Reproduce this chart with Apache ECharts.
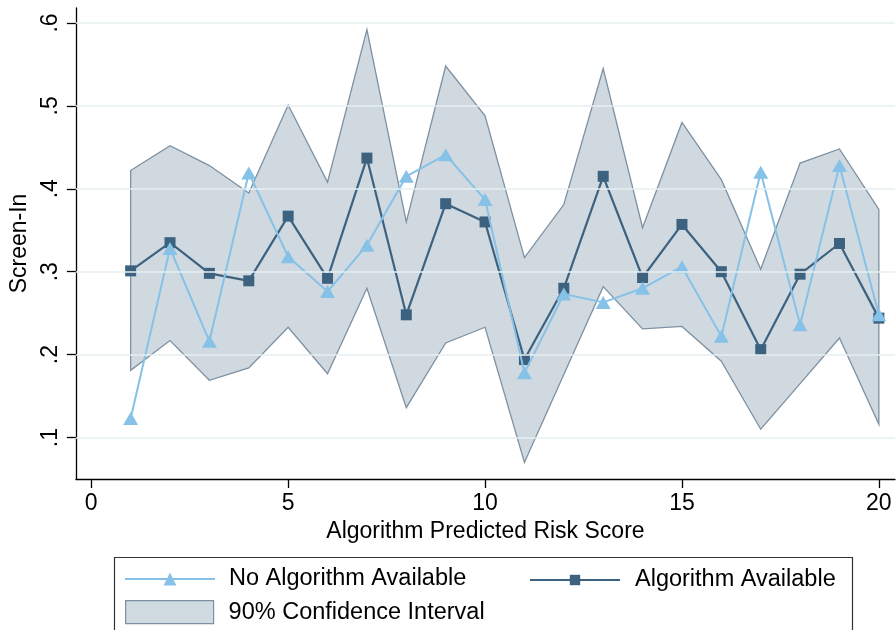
<!DOCTYPE html>
<html>
<head>
<meta charset="utf-8">
<script src="https://cdn.jsdelivr.net/npm/echarts@6/dist/echarts.min.js"></script>
<style>html,body{margin:0;padding:0;background:#fff}#c{width:896px;height:630px}</style>
</head>
<body>
<div id="c"></div>
<script>
const riskScores = [1,2,3,4,5,6,7,8,9,10,11,12,13,14,15,16,17,18,19,20];
const noAlgorithm = [0.123,0.328,0.216,0.419,0.318,0.276,0.332,0.415,0.441,0.387,0.178,0.273,0.263,0.280,0.306,0.222,0.420,0.236,0.428,0.248];
const algorithm = [0.301,0.335,0.298,0.289,0.367,0.292,0.437,0.248,0.382,0.360,0.194,0.280,0.415,0.293,0.357,0.300,0.206,0.297,0.334,0.244];
const ciLow = [0.181,0.217,0.169,0.184,0.233,0.177,0.280,0.136,0.214,0.233,0.070,0.176,0.282,0.231,0.234,0.192,0.110,0.165,0.220,0.116];
const ciHigh = [0.422,0.452,0.428,0.395,0.501,0.408,0.592,0.360,0.548,0.488,0.317,0.381,0.545,0.353,0.480,0.411,0.303,0.431,0.448,0.375];
const xTicks = [0,5,10,15,20];
const yTicks = [0.1,0.2,0.3,0.4,0.5,0.6];

const FONT = 'Liberation Sans';
const LIGHT = '#86c1e8';
const DARK = '#3c6280';
const BAND_FILL = 'rgba(98,128,152,0.30)';
const BAND_EDGE = '#7d91a2';
const GRID = '#e6eff2';

const chart = echarts.init(document.getElementById('c'), null, {renderer: 'canvas'});

const bandData = riskScores.map((x, i) => [x, ciLow[i], ciHigh[i]]);

chart.setOption({
  animation: false,
  backgroundColor: '#fff',
  grid: {left: 74, top: 8, width: 821, height: 471, containLabel: false},
  xAxis: {
    type: 'value', min: -0.39, max: 20.41,
    axisLine: {show: true, onZero: false, lineStyle: {color: '#000', width: 1.3}},
    axisTick: {show: true, length: 9, customValues: xTicks, lineStyle: {color: '#000', width: 1.3}},
    axisLabel: {customValues: xTicks, margin: 13, fontFamily: FONT, fontSize: 23, color: '#000'},
    splitLine: {show: false},
    name: 'Algorithm Predicted Risk Score', nameLocation: 'middle', nameGap: 40,
    nameTextStyle: {fontFamily: FONT, fontSize: 23, color: '#000'}
  },
  yAxis: {
    type: 'value', min: 0.05, max: 0.618,
    axisLine: {show: true, onZero: false, lineStyle: {color: '#000', width: 1.3}},
    axisTick: {show: true, length: 9, customValues: yTicks, lineStyle: {color: '#000', width: 1.3}},
    axisLabel: {customValues: yTicks, rotate: 90, margin: 14, fontFamily: FONT, fontSize: 23, color: '#000',
      formatter: v => v.toFixed(1).replace(/^0/, '')},
    splitLine: {show: false},
    name: 'Screen-In', nameLocation: 'middle', nameRotate: 90, nameGap: 41,
    nameTextStyle: {fontFamily: FONT, fontSize: 23, color: '#000'}
  },
  legend: [
    {data: ['No Algorithm Available'], left: 124, top: 567, padding: 0, itemWidth: 90, itemHeight: 16, itemGap: 0,
      textStyle: {fontFamily: FONT, fontSize: 23.5, color: '#000', padding: [0,0,0,9]}, selectedMode: false},
    {data: ['Algorithm Available'], left: 529, top: 568, padding: 0, itemWidth: 90, itemHeight: 13, itemGap: 0,
      textStyle: {fontFamily: FONT, fontSize: 23.5, color: '#000', padding: [0,0,0,10]}, selectedMode: false},
    {data: [{name: '90% Confidence Interval', icon: 'rect'}], left: 125, top: 600, padding: 0, itemWidth: 88, itemHeight: 23, itemGap: 0,
      itemStyle: {color: '#d0dae1', borderColor: BAND_EDGE, borderWidth: 1.2},
      textStyle: {fontFamily: FONT, fontSize: 23.5, color: '#000', padding: [0,0,0,10]}, selectedMode: false}
  ],
  graphic: [
    {type: 'rect', shape: {x: 114.5, y: 557.5, width: 738, height: 90}, style: {fill: 'none', stroke: '#333', lineWidth: 1.2}, silent: true}
  ],
  series: [
    {
      name: 'grid', type: 'line', data: [], z: 0, silent: true,
      markLine: {silent: true, symbol: 'none', label: {show: false}, animation: false,
        lineStyle: {color: GRID, width: 1.6, type: 'solid'},
        data: yTicks.map(v => ({yAxis: v}))}
    },
    {
      name: '90% Confidence Interval', type: 'custom', z: 1, silent: true,
      itemStyle: {color: '#d0dae1', borderColor: BAND_EDGE},
      encode: {x: 0, y: [1, 2]},
      data: bandData,
      renderItem: function (params, api) {
        if (params.dataIndex !== 0) return null;
        const pts = [];
        for (let i = 0; i < riskScores.length; i++) pts.push(api.coord([riskScores[i], ciHigh[i]]));
        for (let i = riskScores.length - 1; i >= 0; i--) pts.push(api.coord([riskScores[i], ciLow[i]]));
        return {type: 'polygon', shape: {points: pts}, style: {fill: BAND_FILL, stroke: BAND_EDGE, lineWidth: 1.3}};
      }
    },
    {
      name: 'No Algorithm Available', type: 'line', z: 3,
      data: riskScores.map((x, i) => [x, noAlgorithm[i]]),
      symbol: 'triangle', symbolSize: [15, 13],
      lineStyle: {color: LIGHT, width: 2}, itemStyle: {color: LIGHT}
    },
    {
      name: 'Algorithm Available', type: 'line', z: 2,
      data: riskScores.map((x, i) => [x, algorithm[i]]),
      symbol: 'rect', symbolSize: 11,
      lineStyle: {color: DARK, width: 2.2}, itemStyle: {color: DARK}
    }
  ]
});
</script>
</body>
</html>
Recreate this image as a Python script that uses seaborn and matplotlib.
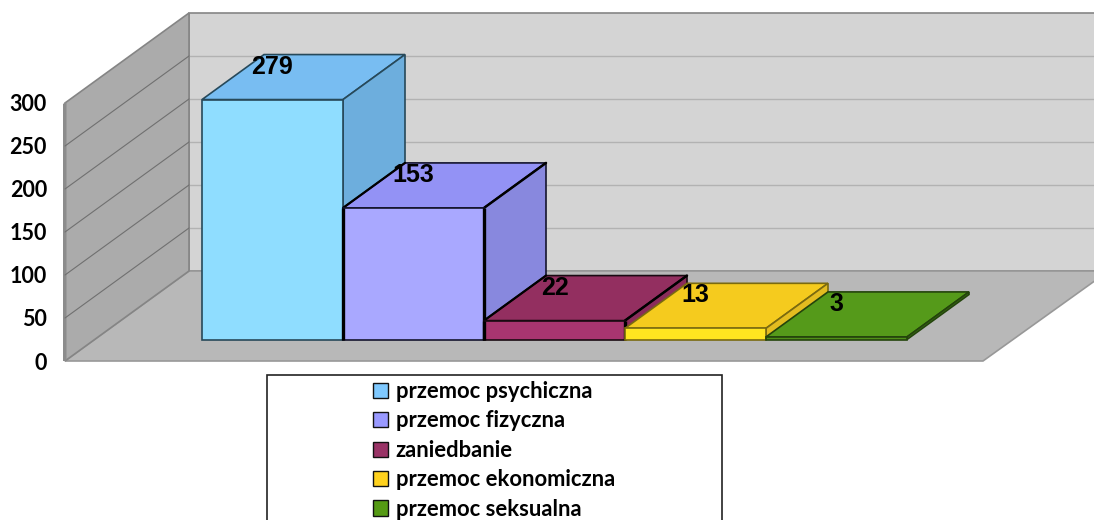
import matplotlib
matplotlib.use("Agg")
import matplotlib.pyplot as plt
import pandas as pd
import seaborn as sns
from matplotlib.patches import Polygon, Rectangle

# data
categories = ['przemoc psychiczna', 'przemoc fizyczna', 'zaniedbanie',
              'przemoc ekonomiczna', 'przemoc seksualna']
values = [279, 153, 22, 13, 3]
y_ticks = [0, 50, 100, 150, 200, 250, 300]

# colours of the faces
front_colors = ['#8FDDFF', '#A9A8FF', '#A83570', '#FFE620', '#4F8F18']
top_colors = ['#78BDF2', '#9392F5', '#932F60', '#F5CB1E', '#559A1A']
side_colors = ['#6DAEDD', '#8888DE', '#8A2C5B', '#E3BC20', '#3F7A14']
edge_colors = ['#27495A', '#15152E', '#1A0A12', '#7A6A10', '#24440C']
legend_colors = ['#7FC9FF', '#9999FF', '#993366', '#FFD21E', '#559A14']

W, H = 1094, 520
PX_PER_UNIT = 0.86
BASE_PX = 339.5
BAR_LEFT = 202
BAR_W = 141
DEPTH = (62, -45)       # depth of a bar in pixels
WALL_DEPTH = (124, -90)
FLOOR_FRONT = 361


def X(px):
    return (px - BAR_LEFT - BAR_W / 2) / BAR_W


def Y(py):
    return (BASE_PX - py) / PX_PER_UNIT


def poly(ax, pts, z, **kw):
    ax.add_patch(Polygon([(X(a), Y(b)) for a, b in pts], closed=True, zorder=z, **kw))


sns.set_theme(style='white')
plt.rcParams['font.family'] = ['Lato', 'DejaVu Sans']
plt.rcParams['font.weight'] = 'bold'

fig = plt.figure(figsize=(W / 100, H / 100), dpi=100)
ax = fig.add_axes([0, 0, 1, 1])
ax.patch.set_alpha(0)

df = pd.DataFrame({'kategoria': categories, 'liczba': values})
sns.barplot(data=df, x='kategoria', y='liczba', hue='kategoria', palette=front_colors,
            dodge=False, width=1, saturation=1, legend=True, ax=ax)
ax.set_xlim(X(0), X(W))
ax.set_ylim(Y(H), Y(0))
ax.set_xlabel('')
ax.set_ylabel('')
ax.set_xticks([])
ax.set_yticks([])
sns.despine(ax=ax, left=True, bottom=True)

# walls and floor
x0, x1 = 65, 65 + WALL_DEPTH[0]
top_front = FLOOR_FRONT - 300 * PX_PER_UNIT
top_back = top_front + WALL_DEPTH[1]
floor_back = FLOOR_FRONT + WALL_DEPTH[1]
poly(ax, [(x1, top_back), (W + 2, top_back), (W + 2, floor_back), (x1, floor_back)], 0.1,
     facecolor='#D4D4D4', edgecolor='#858585', lw=1.2)
poly(ax, [(x0, FLOOR_FRONT), (x1, floor_back), (W + 2, floor_back), (W + 2, 280), (983, FLOOR_FRONT)], 0.2,
     facecolor='#B8B8B8', edgecolor='#989898', lw=1.2)
poly(ax, [(x0, top_front), (x1, top_back), (x1, floor_back), (x0, FLOOR_FRONT)], 0.3,
     facecolor='#ABABAB', edgecolor='#858585', lw=1.2)
poly(ax, [(63, top_front + 1), (66.5, top_front - 1.5), (66.5, FLOOR_FRONT), (63, FLOOR_FRONT)], 0.4,
     facecolor='#8C8C8C', edgecolor='none')
for v in y_ticks[1:-1]:
    yf = FLOOR_FRONT - v * PX_PER_UNIT
    yb = yf + WALL_DEPTH[1]
    ax.plot([X(x0), X(x1)], [Y(yf), Y(yb)], color='#707070', lw=0.8, zorder=0.5)
    ax.plot([X(x1), X(W)], [Y(yb), Y(yb)], color='#B2B2B2', lw=1.0, zorder=0.15)

# depth faces, built from the bars that seaborn drew
dx = DEPTH[0] / BAR_W
dy = -DEPTH[1] / PX_PER_UNIT
for i, cont in enumerate(ax.containers):
    bar = cont[0]
    l, r, h = bar.get_x(), bar.get_x() + bar.get_width(), bar.get_height()
    bar.set_zorder(3 * i + 3)
    bar.set_edgecolor(edge_colors[i])
    bar.set_linewidth(1.2)
    ax.add_patch(Polygon([(l, h), (l + dx, h + dy), (r + dx, h + dy), (r, h)], closed=True,
                         facecolor=top_colors[i], edgecolor=edge_colors[i], lw=1.2, zorder=3 * i + 2))
    ax.add_patch(Polygon([(r, 0), (r + dx, dy), (r + dx, h + dy), (r, h)], closed=True,
                         facecolor=side_colors[i], edgecolor=edge_colors[i], lw=1.2, zorder=3 * i + 2))
    if i in (1, 2):
        # heavy outline on the purple and maroon boxes
        ax.plot([r, r + dx], [h, h + dy], color='black', lw=1.8, zorder=3 * i + 2.5)
        ax.plot([l, l + dx], [h, h + dy], color='black', lw=1.6, zorder=3 * i + 2.5)
        ax.plot([l, l], [0, h], color='black', lw=2.4, zorder=3 * i + 3.5, solid_capstyle='butt')
        ax.plot([r, r], [0, h], color='black', lw=2.4, zorder=3 * i + 3.5, solid_capstyle='butt')
    ax.annotate(str(values[i]), (l + (r - l) / 2, h), xytext=(0, 33 / 100 * 72),
                textcoords='offset points', ha='center', va='center', fontsize=18,
                fontweight='bold', family=['Liberation Sans', 'DejaVu Sans'], color='black', zorder=40)

# value axis, its zero sits on the front edge of the floor
zero_shift = (FLOOR_FRONT - BASE_PX) / PX_PER_UNIT
sec = ax.secondary_yaxis(47 / W, functions=(lambda v: v + zero_shift, lambda v: v - zero_shift))
sec.set_yticks(y_ticks)
sec.tick_params(length=0, pad=0, labelsize=15.5, labelcolor='black')
sec.spines['left'].set_visible(False)

# legend
ax.add_patch(Rectangle((X(266.5), Y(H + 10)), X(722) - X(266.5), Y(374.5) - Y(H + 10),
                       facecolor='white', edgecolor='#222222', lw=1.2, zorder=50))
sns.move_legend(ax, 'upper left', bbox_to_anchor=(373 / W, 1 - 381 / H), frameon=False, title=None,
                fontsize=15.8, handlelength=0.7, handleheight=0.7, labelspacing=0.385,
                handletextpad=0.34, borderpad=0, borderaxespad=0)
leg = ax.get_legend()
leg.set_zorder(60)
for handle, c in zip(leg.legend_handles, legend_colors):
    handle.set_facecolor(c)
    handle.set_edgecolor('#111111')
    handle.set_linewidth(1.0)
for t in leg.get_texts():
    t.set_color('black')

fig.savefig('out.png', dpi=100)
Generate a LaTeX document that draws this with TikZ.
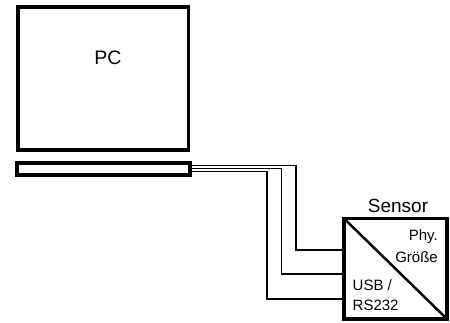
\documentclass[tikz,border=0pt]{standalone}
\usepackage{fontspec}
\setmainfont{Liberation Sans}
\begin{document}
\begin{tikzpicture}[x=1pt,y=-1pt,
  thick box/.style={draw=black,line width=3.8pt,fill=white},
  wire/.style={draw=black,line width=1.1pt},
  lbl/.style={inner sep=0pt,font=\fontsize{15}{17}\selectfont}]
\useasboundingbox (0,0) rectangle (450,322);
\draw[thick box] (18,7) rectangle (188.5,150);
\node[inner sep=0pt,font=\fontsize{19.5}{21}\selectfont] (pc) at (108,58) {PC};
% wires
\coordinate (w1s) at (190,165.7);
\coordinate (w2s) at (190,168.8);
\coordinate (w3s) at (190,171.8);
\coordinate (w1e) at (344,250);
\coordinate (w2e) at (344,274);
\coordinate (w3e) at (344,299);
\draw[wire] (w1s) -| (296,250) -- (w1e);
\draw[wire] (w2s) -| (281.7,274) -- (w2e);
\draw[wire] (w3s) -| (267,299) -- (w3e);
\draw[thick box,line width=3.5pt] (17,163) rectangle (190,175);
% sensor
\draw[thick box] (344,218.5) coordinate (stl) rectangle (447,319) coordinate (sbr);
\draw[line width=2.5pt] (stl) -- (sbr);
\node[inner sep=0pt,font=\fontsize{19}{21}\selectfont] (sensor) at (398,206) {Sensor};
\node[lbl,anchor=east] (phy) at (438,237) {Phy.};
\node[lbl,anchor=east] (gr) at (438,257.5) {Größe};
\node[lbl,anchor=west] (usb) at (352.5,285) {USB /};
\node[lbl,anchor=west] (rs) at (352.5,305) {RS232};
\end{tikzpicture}
\end{document}
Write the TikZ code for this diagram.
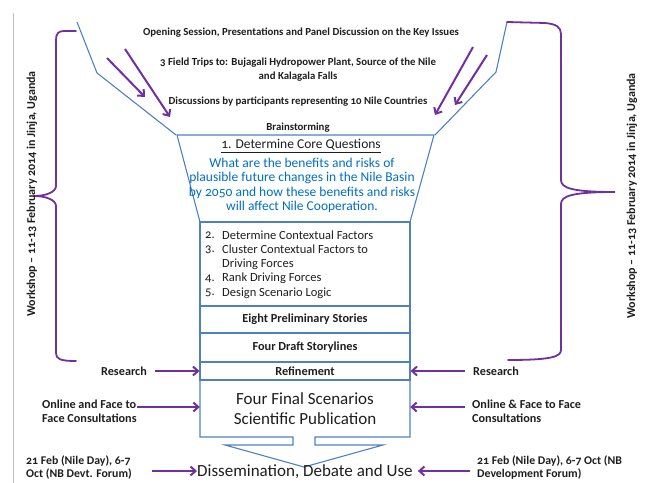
************
> [The request]: Could the lines from the top of the material through the line with "const bandData = riskScores.map((x, i)" be repeated exactly, pictures left out?

> [Result of the exercise]:
Reproduce this chart with Apache ECharts.
<!DOCTYPE html>
<html>
<head>
<meta charset="utf-8">
<script src="https://cdn.jsdelivr.net/npm/echarts@6/dist/echarts.min.js"></script>
<style>html,body{margin:0;padding:0;background:#fff}#c{width:896px;height:630px}</style>
</head>
<body>
<div id="c"></div>
<script>
const riskScores = [1,2,3,4,5,6,7,8,9,10,11,12,13,14,15,16,17,18,19,20];
const noAlgorithm = [0.123,0.328,0.216,0.419,0.318,0.276,0.332,0.415,0.441,0.387,0.178,0.273,0.263,0.280,0.306,0.222,0.420,0.236,0.428,0.248];
const algorithm = [0.301,0.335,0.298,0.289,0.367,0.292,0.437,0.248,0.382,0.360,0.194,0.280,0.415,0.293,0.357,0.300,0.206,0.297,0.334,0.244];
const ciLow = [0.181,0.217,0.169,0.184,0.233,0.177,0.280,0.136,0.214,0.233,0.070,0.176,0.282,0.231,0.234,0.192,0.110,0.165,0.220,0.116];
const ciHigh = [0.422,0.452,0.428,0.395,0.501,0.408,0.592,0.360,0.548,0.488,0.317,0.381,0.545,0.353,0.480,0.411,0.303,0.431,0.448,0.375];
const xTicks = [0,5,10,15,20];
const yTicks = [0.1,0.2,0.3,0.4,0.5,0.6];

const FONT = 'Liberation Sans';
const LIGHT = '#86c1e8';
const DARK = '#3c6280';
const BAND_FILL = 'rgba(98,128,152,0.30)';
const BAND_EDGE = '#7d91a2';
const GRID = '#e6eff2';

const chart = echarts.init(document.getElementById('c'), null, {renderer: 'canvas'});

const bandData = riskScores.map((x, i) => [x, ciLow[i], ciHigh[i]]);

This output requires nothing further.